Debo confesar que a estas alturas volar por los aires la torre del Ulises había pasado a segundo plano. Mi único interés, en lo único que podía pensar, era en mear. Y mi esperanza era que en el museo que funciona en la torre hubiera un baño. También, a estas alturas del relato, se habrán percatado de que es imposible que yo llevara encima los explosivos necesarios para volar la torre. Que ni los adquirí en Irlanda ¿dónde?, ni habría podido pasarlos por los aeropuertos de Barcelona y Dublín.
Llegados a este punto debo decir, también, que mi venganza contra Joyce y su libraco se consumó con una larga, purificante y voluptuosa meada contra las viejas piedras de la mítica torre de Sandycove.

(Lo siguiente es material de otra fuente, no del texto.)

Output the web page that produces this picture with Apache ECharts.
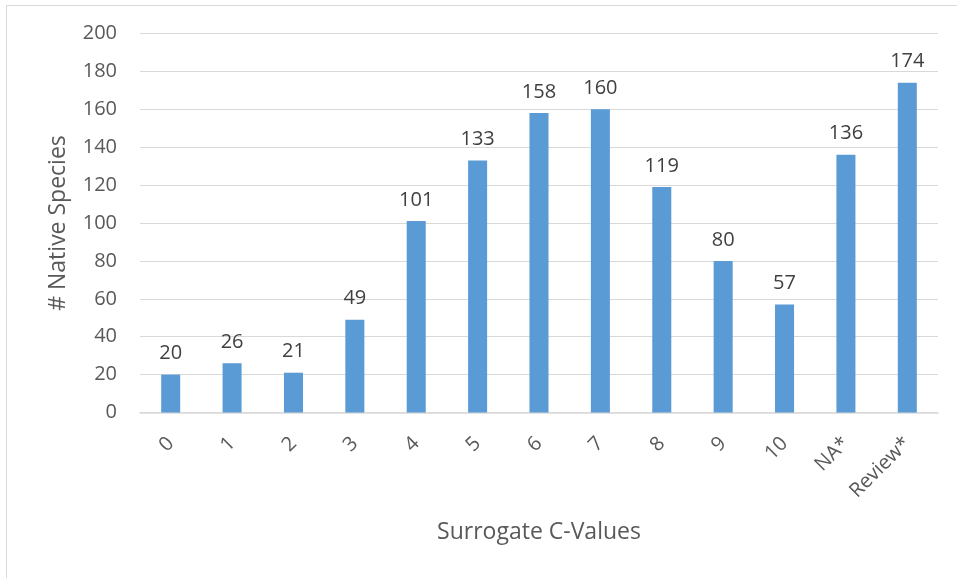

Unos minutos más tarde, sentado sobre unas rocas junto a Gustavo, miraba el mar de Irlanda y pensaba en lo sencillo que era ser feliz. Bastaba una buena meada, una esplendida vista y un señor con un gorro de San Nicolás sobre la cabeza flotando plácidamente en las aguas heladas de Forty Foot.
El Ulises podía esperar.
Aplaudo esa meada. Desde mis tiempos de estudiante de Letras de la UCV, me ha sucedido lo mismo con el Ulises de Joice. No sé cuantos intentos hice, hasta que en una de tantas mudanzas, el Ulises no llegó a su destino. Y no lo eche de menos. Todavía me propongo intentar al menos una vez más, tratar de leerlo. Quizás deje esa tarea para cuando esté jubilado y crea que tengo suficiente tiempo para hacerlo.
Maravilloso relato, calurosas felicitaciones. Los aficionados a la alta literatura, por más ganas de mear que tengamos, no podemos sustraernos a la posibilidad de visitar los escenarios de las grandes novelas, sea un castillo, un callejón, el delta de un río o una monástica habitación. Un abrazo.